Another commentator  Lamin Cham, a well-known music promoter and former nawettan goalkeeper, observed that the past few years in Gambian football have been tumultuous with executives being swept across in rapid succession. “I think the latest one which brought Alhagie Sillah to power should teach us a lesson that Fifa and Caf are clubs that one must know and be well-integrated into before you can have influence.  So why don’t we maintain Alhagie Sillah as president,” he asked? When reminded about Fifa’s directive disqualifying NC members from contesting, the DJ said the same Fifa can be approached with a popular appeal from Gambian people to endorse Alhagie Sillah. “I think this is the best we can get from this situation,” Cham said.

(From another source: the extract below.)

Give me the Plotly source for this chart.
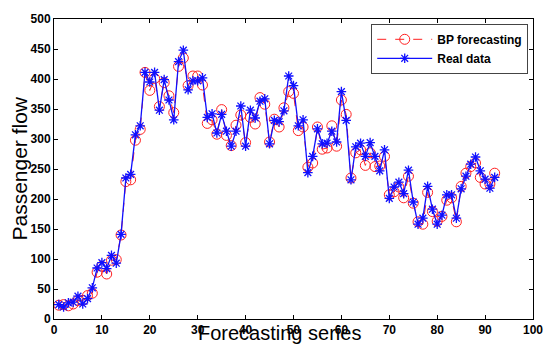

Famara Camara of Abuko texting the same talk show said  The Gambia’s reputation has been soiled in the wake of the alleged age-cheating no matter who is responsible “and I think whoever is offering himself for elections must demonstrate he has the courage and determination to work in restoring the battered image of the nation.” He went on, “I do not want to blame anyone but we must agree that we have to face the world again and we must present credible leaders that can convince the world that we have given our back to this suspicion of  age-cheating,” Camara said.

Alieu Corr from Basse was more blunt in his description of the state of Gambian football: “Our football is sick and needs a redeemer. Never before has so much blood been shed in our football than we have seen in these past few years. The Gambian people must stop fighting each other or showing arrogance. The concept of I am the one here and what I say stands and nothing else is a mistake that must be avoided by anyone coming to take over. The person must bring all stakeholders under one administration,” he said. 

Salifu K Jaiteh, businessman and former GFF vice president, said football must put forward leaders who are likely to benefit the game through personal or financial influence and contribution rather than those who are likely to take away from the game. “It would be much easier for people of high integrity to attract other good people to the game especially if they can show example through their own contribution to the development of the game,” he said.

Willy Abraham, president of Real de Banjul in an earlier interview with The Standard said he would like to see the abolition of camps in football. “What we need is a dedicated group of workers working for the entire country irrespective of camps,” he had said. 

Lamin Jassey, a former GFA administrative secretary now living in the UK sent his thoughts on the type of GFF president he wants: “I would like somebody who has been in football for more than ten years; have experience in sports administration for about five years, has good management skills and is able to unite the football family. I want somebody who understands international football (Fifa/Caf and how they operate)”. The debate goes on.